Among the challenges facing the healthcare industry in the years ahead will be how to deal with the growing shortfall in clinical staff to serve patients. In Japan, the problem is particularly acute, given the country’s aging population and low birthrate. To combat the issue, researchers at the Toyohashi University of Technology are experimenting with technology that would allow medical workers to offload menial and time-consuming tasks such as data entry to robots.
Scientists at Toyohashi Tech have developed “Terapio,” a next-generation robot created to accompany healthcare staff during their rounds in a hospital. The unit replaces the traditional medical cart, helping staff distribute supplies, record patients’ personal data and vital signs, and display patient health records. According to the university, the system can survey its environment to “autonomously track a specified human” while avoiding obstacles. A differential-drive steering system enables quiet operation and omnidirectional mobility. Impressively—or unsettlingly, depending on your perspective—its LCD “face” can even change expressions to give the robot a human-like persona.

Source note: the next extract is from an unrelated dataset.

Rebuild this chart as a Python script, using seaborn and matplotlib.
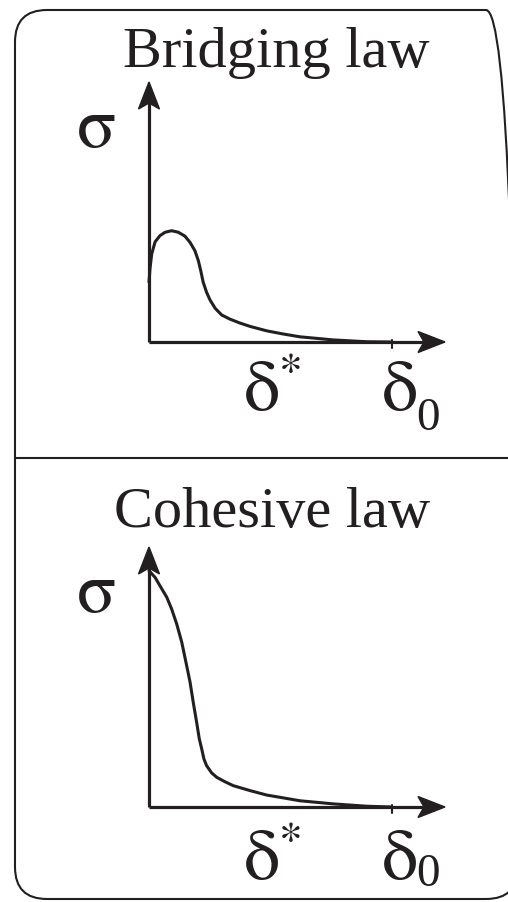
import pandas as pd
import seaborn as sns
import matplotlib.pyplot as plt
from matplotlib.patches import FancyBboxPatch, Polygon
from matplotlib.lines import Line2D

# Opening displacement (normalised by delta_0) and traction (normalised by axis height)
bridging_delta = [0.000, 0.004, 0.011, 0.025, 0.045, 0.066, 0.093, 0.121, 0.148, 0.169,
                  0.189, 0.203, 0.213, 0.223, 0.237, 0.251, 0.272, 0.299, 0.333, 0.374,
                  0.416, 0.484, 0.551, 0.621, 0.758, 0.896, 1.000]
bridging_sigma = [0.230, 0.281, 0.338, 0.385, 0.409, 0.422, 0.428, 0.422, 0.407, 0.383,
                  0.351, 0.313, 0.274, 0.230, 0.191, 0.162, 0.130, 0.104, 0.088, 0.073,
                  0.060, 0.043, 0.031, 0.020, 0.008, 0.001, 0.000]

cohesive_delta = [0.000, 0.025, 0.045, 0.073, 0.093, 0.114, 0.135, 0.152, 0.169, 0.182,
                  0.196, 0.207, 0.217, 0.226, 0.237, 0.258, 0.279, 0.313, 0.347, 0.416,
                  0.484, 0.553, 0.621, 0.758, 0.896, 1.000]
cohesive_sigma = [0.909, 0.883, 0.851, 0.807, 0.762, 0.704, 0.633, 0.557, 0.480, 0.403,
                  0.326, 0.262, 0.223, 0.185, 0.159, 0.131, 0.114, 0.097, 0.082, 0.063,
                  0.046, 0.035, 0.024, 0.012, 0.003, 0.000]

panel_titles = ["Bridging law", "Cohesive law"]
y_label = "σ"
delta_symbol = "δ"
star_mark = "*"
zero_sub = "0"
delta0_position = 1.0

W, H = 508, 903
INK = "#231f20"
XMAX = 296 / 243  # axis extends past delta_0
GREEK = ["STIXGeneral", "DejaVu Serif"]

sns.set_theme(style="white")
plt.rcParams["font.family"] = ["Liberation Serif", "DejaVu Serif"]

fig = plt.figure(figsize=(W / 100, H / 100), dpi=100)
fig.patch.set_facecolor("white")


def fx(x):
    return x / W


def fy(y):
    return 1 - y / H


# rounded outer frame (runs past the right edge) and divider
frame = FancyBboxPatch((fx(15), fy(900)), fx(503), 889 / H,
                       boxstyle="round,pad=0,rounding_size=%f" % (32 / W),
                       mutation_aspect=W / H,
                       transform=fig.transFigure, fill=False,
                       edgecolor=INK, linewidth=1.5)
fig.add_artist(frame)
fig.add_artist(Line2D([fx(15), fx(508)], [fy(459), fy(459)],
                      transform=fig.transFigure, color=INK, linewidth=1.5))


def draw_panel(origin_y, delta, sigma, title, title_x, title_base, d_base, sub_base):
    ax = fig.add_axes([fx(149), fy(origin_y), 296 / W, 260 / H])
    ax.set_xlim(0, XMAX)
    ax.set_ylim(0, 1)
    ax.set_axis_off()

    df = pd.DataFrame({"delta": delta, "sigma": sigma})
    sns.lineplot(data=df, x="delta", y="sigma", sort=False, ax=ax,
                 color=INK, linewidth=2.2, clip_on=False,
                 solid_capstyle="round", solid_joinstyle="round")

    # axes with arrow heads
    ax.plot([0, 1 - 20 / 296], [0, 0], transform=ax.transAxes, color=INK,
            linewidth=2.3, clip_on=False, solid_capstyle="butt")
    ax.plot([0, 0], [0, 1 - 20 / 260], transform=ax.transAxes, color=INK,
            linewidth=2.3, clip_on=False, solid_capstyle="butt")
    L, hw, notch = 27, 10.5, 6
    xa = Polygon([(1, 0), (1 - L / 296, hw / 260), (1 - (L - notch) / 296, 0),
                  (1 - L / 296, -hw / 260)], closed=True,
                 transform=ax.transAxes, color=INK, clip_on=False)
    ya = Polygon([(0, 1), (hw / 296, 1 - L / 260), (0, 1 - (L - notch) / 260),
                  (-hw / 296, 1 - L / 260)], closed=True,
                 transform=ax.transAxes, color=INK, clip_on=False)
    ax.add_patch(xa)
    ax.add_patch(ya)

    # tick at delta_0
    ax.plot([delta0_position, delta0_position], [-6 / 260, 2 / 260], color=INK,
            linewidth=1.5, clip_on=False)

    fig.text(fx(title_x), fy(title_base), title, ha="center", va="baseline",
             fontsize=42, color=INK)
    fig.text(fx(97), fy(origin_y - 196), y_label, ha="center", va="baseline",
             fontsize=52, color=INK, family=GREEK)
    # delta* label
    fig.text(fx(244), fy(d_base), delta_symbol, ha="left", va="baseline",
             fontsize=52, color=INK, family=GREEK)
    fig.text(fx(279), fy(d_base - 24), star_mark, ha="left", va="baseline",
             fontsize=34, color=INK, family=GREEK)
    # delta_0 label
    fig.text(fx(382), fy(d_base), delta_symbol, ha="left", va="baseline",
             fontsize=52, color=INK, family=GREEK)
    fig.text(fx(416), fy(sub_base), zero_sub, ha="left", va="baseline",
             fontsize=34, color=INK)
    return ax


draw_panel(343, bridging_delta, bridging_sigma, panel_titles[0], 276, 67, 410, 430)
draw_panel(808, cohesive_delta, cohesive_sigma, panel_titles[1], 272, 527, 879, 886)

fig.savefig("out.png", dpi=100, facecolor="white")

According to the researchers, partnering with robots allows human staff to spend more time interacting with patients and improve care. “As we were developing Terapio, we could clearly imagine the human-robot symbiosis,” said assistant professor Ryosuke Tasaki. “By constantly promoting the pursuit of system integration technology, life with robots will be a reality in the near future.” He may be right: a recent report from RnR Market Research projects that the surgical robot device market will be worth $20 billion by 2021.